Expectativas para 2023
Ao que tudo indica, apesar da redução na disponibilidade de recursos pelo PEE ANEEL, as demandas por melhores resultados financeiros das empresas, redução de custos operacionais em instituições públicas e filantrópicas e também o apelo pela sustentabilidade nos negócios tendem a manter o assunto aquecido e um mercado ainda promissor em 2023.

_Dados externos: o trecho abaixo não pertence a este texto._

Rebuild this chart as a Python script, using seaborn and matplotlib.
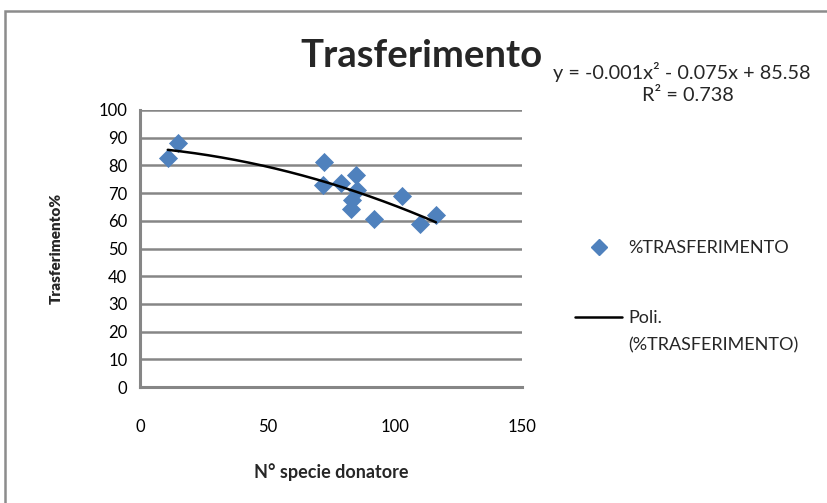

Para o diretor financeiro da Abesco (Associação Brasileira das Empresas de Serviços de Conservação de Energia), Alexandre Sedlacek Moana, ainda é preciso avançar muito no quesito eficiência energética. “O Brasil é muito bom na criação de software, mecanismos organizacionais que permitem a eficiência, isso falando em produção nacional. Alguns outros itens nós não conseguimos produzir, como as lâmpadas de LED e consumimos muitas coisas de fora. Mas o que temos de bom aqui é que conseguimos gerar inteligência e isso é muito importante na questão da eficiência energética. Um panorama de oportunidades, se nós temos uma fonte de recursos que ela retorna, uma certeza que temos é que a eficiência energética retorna. É sempre uma fórmula de sucesso. E ela beneficia toda a cadeia como geração, transmissão e a comercialização da energia em si. A eficiência energética é a fonte mais limpa do mundo e muitas vezes a mais barata”, finalizou.